Challenge: Do not copy the pictures; transcribe all other material exactly.

Supplied data:
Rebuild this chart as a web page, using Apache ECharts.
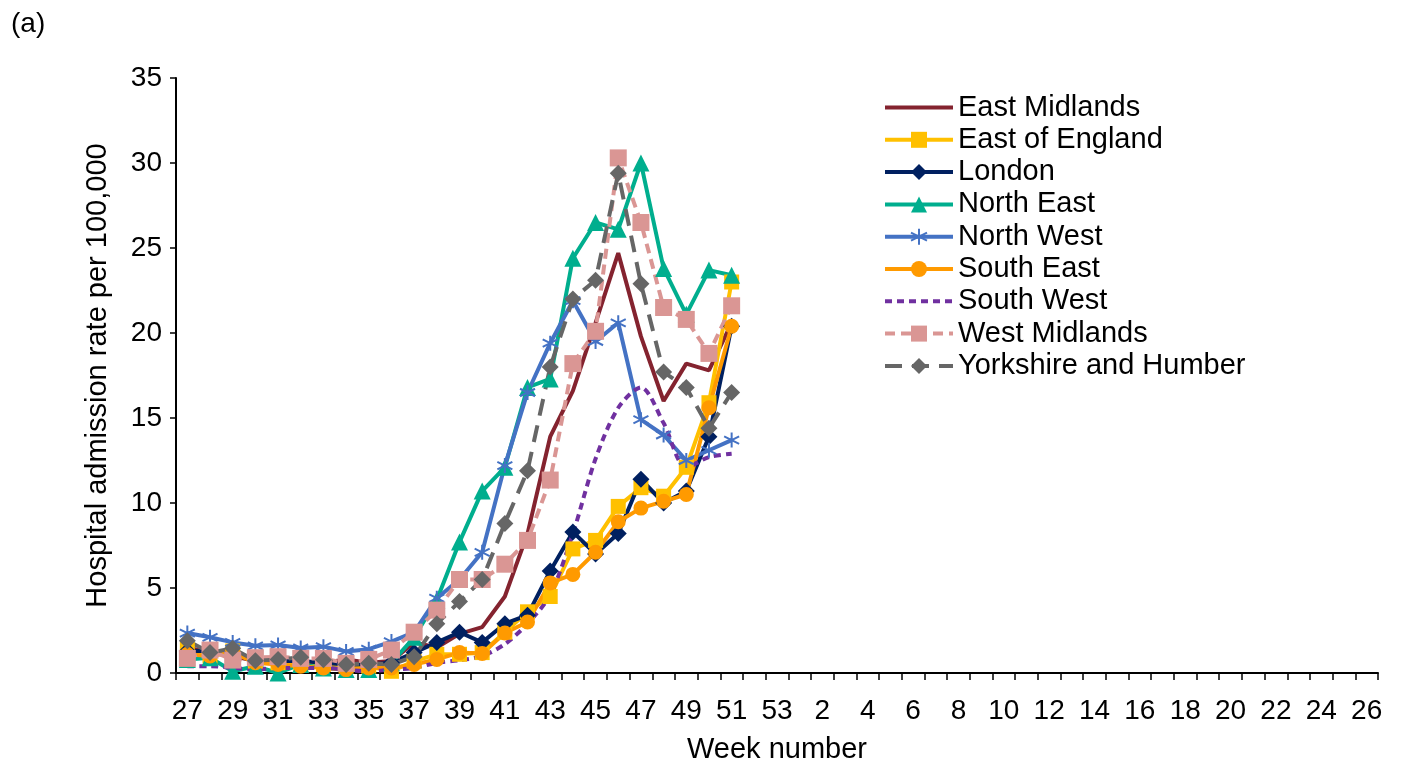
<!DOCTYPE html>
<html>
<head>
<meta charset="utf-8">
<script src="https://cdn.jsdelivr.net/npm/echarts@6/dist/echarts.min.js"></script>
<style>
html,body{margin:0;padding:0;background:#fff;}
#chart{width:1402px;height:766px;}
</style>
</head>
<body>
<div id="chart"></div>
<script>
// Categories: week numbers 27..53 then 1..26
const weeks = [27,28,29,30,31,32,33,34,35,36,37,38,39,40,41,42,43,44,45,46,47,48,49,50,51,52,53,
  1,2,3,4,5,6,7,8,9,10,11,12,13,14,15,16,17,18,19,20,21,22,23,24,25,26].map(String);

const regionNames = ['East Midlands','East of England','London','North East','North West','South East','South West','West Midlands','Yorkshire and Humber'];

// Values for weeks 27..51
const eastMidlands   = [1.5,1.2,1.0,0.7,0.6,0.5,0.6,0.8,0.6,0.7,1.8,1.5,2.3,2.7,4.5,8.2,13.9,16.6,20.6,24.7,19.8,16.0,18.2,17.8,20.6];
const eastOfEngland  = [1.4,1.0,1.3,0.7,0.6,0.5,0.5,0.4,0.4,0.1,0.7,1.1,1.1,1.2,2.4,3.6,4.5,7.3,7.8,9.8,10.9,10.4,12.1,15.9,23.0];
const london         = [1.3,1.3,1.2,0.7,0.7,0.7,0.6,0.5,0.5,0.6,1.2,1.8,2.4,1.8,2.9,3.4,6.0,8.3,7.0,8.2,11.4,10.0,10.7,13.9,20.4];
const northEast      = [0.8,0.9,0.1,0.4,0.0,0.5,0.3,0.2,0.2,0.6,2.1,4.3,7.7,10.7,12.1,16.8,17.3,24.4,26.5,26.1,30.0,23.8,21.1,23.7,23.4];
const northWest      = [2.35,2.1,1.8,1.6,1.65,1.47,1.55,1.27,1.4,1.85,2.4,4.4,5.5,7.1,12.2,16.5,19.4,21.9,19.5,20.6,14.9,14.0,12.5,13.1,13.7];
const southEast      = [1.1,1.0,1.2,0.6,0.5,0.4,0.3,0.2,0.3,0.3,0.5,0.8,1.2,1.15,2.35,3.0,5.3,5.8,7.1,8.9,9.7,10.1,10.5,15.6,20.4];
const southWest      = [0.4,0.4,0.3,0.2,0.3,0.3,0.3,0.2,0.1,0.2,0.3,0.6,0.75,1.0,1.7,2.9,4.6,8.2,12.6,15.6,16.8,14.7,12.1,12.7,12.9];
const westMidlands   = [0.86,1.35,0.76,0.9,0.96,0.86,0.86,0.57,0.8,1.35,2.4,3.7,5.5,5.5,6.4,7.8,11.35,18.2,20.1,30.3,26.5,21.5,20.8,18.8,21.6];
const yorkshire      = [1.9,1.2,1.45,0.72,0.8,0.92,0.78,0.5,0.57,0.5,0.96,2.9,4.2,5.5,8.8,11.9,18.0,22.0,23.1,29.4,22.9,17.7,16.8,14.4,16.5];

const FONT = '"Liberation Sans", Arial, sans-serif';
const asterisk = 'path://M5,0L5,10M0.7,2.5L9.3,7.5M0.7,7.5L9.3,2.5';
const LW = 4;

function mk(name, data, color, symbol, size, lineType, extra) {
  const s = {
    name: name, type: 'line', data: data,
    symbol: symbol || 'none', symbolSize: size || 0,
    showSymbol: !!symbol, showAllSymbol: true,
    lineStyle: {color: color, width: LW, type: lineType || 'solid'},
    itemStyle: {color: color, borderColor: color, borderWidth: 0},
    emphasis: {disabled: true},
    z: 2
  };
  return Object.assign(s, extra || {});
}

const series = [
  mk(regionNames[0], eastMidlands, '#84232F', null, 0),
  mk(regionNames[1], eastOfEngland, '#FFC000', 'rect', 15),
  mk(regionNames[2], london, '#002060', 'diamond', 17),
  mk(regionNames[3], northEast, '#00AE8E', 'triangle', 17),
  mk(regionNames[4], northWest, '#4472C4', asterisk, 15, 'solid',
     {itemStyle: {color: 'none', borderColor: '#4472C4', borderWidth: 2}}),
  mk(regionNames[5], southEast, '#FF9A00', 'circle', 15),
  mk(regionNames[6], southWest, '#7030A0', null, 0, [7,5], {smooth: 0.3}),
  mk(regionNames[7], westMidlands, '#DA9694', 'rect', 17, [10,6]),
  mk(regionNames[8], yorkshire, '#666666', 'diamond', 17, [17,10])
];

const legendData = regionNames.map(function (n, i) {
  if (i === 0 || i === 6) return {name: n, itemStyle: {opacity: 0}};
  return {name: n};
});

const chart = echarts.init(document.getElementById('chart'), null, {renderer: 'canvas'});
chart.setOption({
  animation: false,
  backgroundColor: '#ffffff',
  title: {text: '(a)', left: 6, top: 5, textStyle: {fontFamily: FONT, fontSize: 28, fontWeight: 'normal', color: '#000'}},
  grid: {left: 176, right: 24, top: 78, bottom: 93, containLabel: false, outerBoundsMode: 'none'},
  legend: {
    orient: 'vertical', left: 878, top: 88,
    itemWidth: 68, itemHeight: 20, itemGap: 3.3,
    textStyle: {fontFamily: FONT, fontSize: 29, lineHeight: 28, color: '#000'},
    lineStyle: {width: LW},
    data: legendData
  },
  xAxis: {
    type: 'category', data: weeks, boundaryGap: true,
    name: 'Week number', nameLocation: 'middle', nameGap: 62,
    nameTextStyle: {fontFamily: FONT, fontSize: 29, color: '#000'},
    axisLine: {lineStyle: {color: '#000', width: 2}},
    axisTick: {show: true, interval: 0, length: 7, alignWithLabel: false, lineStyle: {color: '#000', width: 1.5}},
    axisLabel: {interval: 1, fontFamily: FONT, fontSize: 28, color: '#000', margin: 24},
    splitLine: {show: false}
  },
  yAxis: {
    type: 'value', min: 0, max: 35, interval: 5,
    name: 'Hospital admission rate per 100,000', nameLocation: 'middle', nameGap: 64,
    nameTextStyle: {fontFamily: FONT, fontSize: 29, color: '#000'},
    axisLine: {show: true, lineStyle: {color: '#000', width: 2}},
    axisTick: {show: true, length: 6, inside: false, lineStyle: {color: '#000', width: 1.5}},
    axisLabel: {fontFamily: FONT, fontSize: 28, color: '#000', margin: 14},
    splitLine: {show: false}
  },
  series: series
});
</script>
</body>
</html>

Answer to the exercise:
Rebuild this chart as a web page, using Apache ECharts.
<!DOCTYPE html>
<html>
<head>
<meta charset="utf-8">
<script src="https://cdn.jsdelivr.net/npm/echarts@6/dist/echarts.min.js"></script>
<style>
html,body{margin:0;padding:0;background:#fff;}
#chart{width:1402px;height:766px;}
</style>
</head>
<body>
<div id="chart"></div>
<script>
// Categories: week numbers 27..53 then 1..26
const weeks = [27,28,29,30,31,32,33,34,35,36,37,38,39,40,41,42,43,44,45,46,47,48,49,50,51,52,53,
  1,2,3,4,5,6,7,8,9,10,11,12,13,14,15,16,17,18,19,20,21,22,23,24,25,26].map(String);

const regionNames = ['East Midlands','East of England','London','North East','North West','South East','South West','West Midlands','Yorkshire and Humber'];

// Values for weeks 27..51
const eastMidlands   = [1.5,1.2,1.0,0.7,0.6,0.5,0.6,0.8,0.6,0.7,1.8,1.5,2.3,2.7,4.5,8.2,13.9,16.6,20.6,24.7,19.8,16.0,18.2,17.8,20.6];
const eastOfEngland  = [1.4,1.0,1.3,0.7,0.6,0.5,0.5,0.4,0.4,0.1,0.7,1.1,1.1,1.2,2.4,3.6,4.5,7.3,7.8,9.8,10.9,10.4,12.1,15.9,23.0];
const london         = [1.3,1.3,1.2,0.7,0.7,0.7,0.6,0.5,0.5,0.6,1.2,1.8,2.4,1.8,2.9,3.4,6.0,8.3,7.0,8.2,11.4,10.0,10.7,13.9,20.4];
const northEast      = [0.8,0.9,0.1,0.4,0.0,0.5,0.3,0.2,0.2,0.6,2.1,4.3,7.7,10.7,12.1,16.8,17.3,24.4,26.5,26.1,30.0,23.8,21.1,23.7,23.4];
const northWest      = [2.35,2.1,1.8,1.6,1.65,1.47,1.55,1.27,1.4,1.85,2.4,4.4,5.5,7.1,12.2,16.5,19.4,21.9,19.5,20.6,14.9,14.0,12.5,13.1,13.7];
const southEast      = [1.1,1.0,1.2,0.6,0.5,0.4,0.3,0.2,0.3,0.3,0.5,0.8,1.2,1.15,2.35,3.0,5.3,5.8,7.1,8.9,9.7,10.1,10.5,15.6,20.4];
const southWest      = [0.4,0.4,0.3,0.2,0.3,0.3,0.3,0.2,0.1,0.2,0.3,0.6,0.75,1.0,1.7,2.9,4.6,8.2,12.6,15.6,16.8,14.7,12.1,12.7,12.9];
const westMidlands   = [0.86,1.35,0.76,0.9,0.96,0.86,0.86,0.57,0.8,1.35,2.4,3.7,5.5,5.5,6.4,7.8,11.35,18.2,20.1,30.3,26.5,21.5,20.8,18.8,21.6];
const yorkshire      = [1.9,1.2,1.45,0.72,0.8,0.92,0.78,0.5,0.57,0.5,0.96,2.9,4.2,5.5,8.8,11.9,18.0,22.0,23.1,29.4,22.9,17.7,16.8,14.4,16.5];

const FONT = '"Liberation Sans", Arial, sans-serif';
const asterisk = 'path://M5,0L5,10M0.7,2.5L9.3,7.5M0.7,7.5L9.3,2.5';
const LW = 4;

function mk(name, data, color, symbol, size, lineType, extra) {
  const s = {
    name: name, type: 'line', data: data,
    symbol: symbol || 'none', symbolSize: size || 0,
    showSymbol: !!symbol, showAllSymbol: true,
    lineStyle: {color: color, width: LW, type: lineType || 'solid'},
    itemStyle: {color: color, borderColor: color, borderWidth: 0},
    emphasis: {disabled: true},
    z: 2
  };
  return Object.assign(s, extra || {});
}

const series = [
  mk(regionNames[0], eastMidlands, '#84232F', null, 0),
  mk(regionNames[1], eastOfEngland, '#FFC000', 'rect', 15),
  mk(regionNames[2], london, '#002060', 'diamond', 17),
  mk(regionNames[3], northEast, '#00AE8E', 'triangle', 17),
  mk(regionNames[4], northWest, '#4472C4', asterisk, 15, 'solid',
     {itemStyle: {color: 'none', borderColor: '#4472C4', borderWidth: 2}}),
  mk(regionNames[5], southEast, '#FF9A00', 'circle', 15),
  mk(regionNames[6], southWest, '#7030A0', null, 0, [7,5], {smooth: 0.3}),
  mk(regionNames[7], westMidlands, '#DA9694', 'rect', 17, [10,6]),
  mk(regionNames[8], yorkshire, '#666666', 'diamond', 17, [17,10])
];

const legendData = regionNames.map(function (n, i) {
  if (i === 0 || i === 6) return {name: n, itemStyle: {opacity: 0}};
  return {name: n};
});

const chart = echarts.init(document.getElementById('chart'), null, {renderer: 'canvas'});
chart.setOption({
  animation: false,
  backgroundColor: '#ffffff',
  title: {text: '(a)', left: 6, top: 5, textStyle: {fontFamily: FONT, fontSize: 28, fontWeight: 'normal', color: '#000'}},
  grid: {left: 176, right: 24, top: 78, bottom: 93, containLabel: false, outerBoundsMode: 'none'},
  legend: {
    orient: 'vertical', left: 878, top: 88,
    itemWidth: 68, itemHeight: 20, itemGap: 3.3,
    textStyle: {fontFamily: FONT, fontSize: 29, lineHeight: 28, color: '#000'},
    lineStyle: {width: LW},
    data: legendData
  },
  xAxis: {
    type: 'category', data: weeks, boundaryGap: true,
    name: 'Week number', nameLocation: 'middle', nameGap: 62,
    nameTextStyle: {fontFamily: FONT, fontSize: 29, color: '#000'},
    axisLine: {lineStyle: {color: '#000', width: 2}},
    axisTick: {show: true, interval: 0, length: 7, alignWithLabel: false, lineStyle: {color: '#000', width: 1.5}},
    axisLabel: {interval: 1, fontFamily: FONT, fontSize: 28, color: '#000', margin: 24},
    splitLine: {show: false}
  },
  yAxis: {
    type: 'value', min: 0, max: 35, interval: 5,
    name: 'Hospital admission rate per 100,000', nameLocation: 'middle', nameGap: 64,
    nameTextStyle: {fontFamily: FONT, fontSize: 29, color: '#000'},
    axisLine: {show: true, lineStyle: {color: '#000', width: 2}},
    axisTick: {show: true, length: 6, inside: false, lineStyle: {color: '#000', width: 1.5}},
    axisLabel: {fontFamily: FONT, fontSize: 28, color: '#000', margin: 14},
    splitLine: {show: false}
  },
  series: series
});
</script>
</body>
</html>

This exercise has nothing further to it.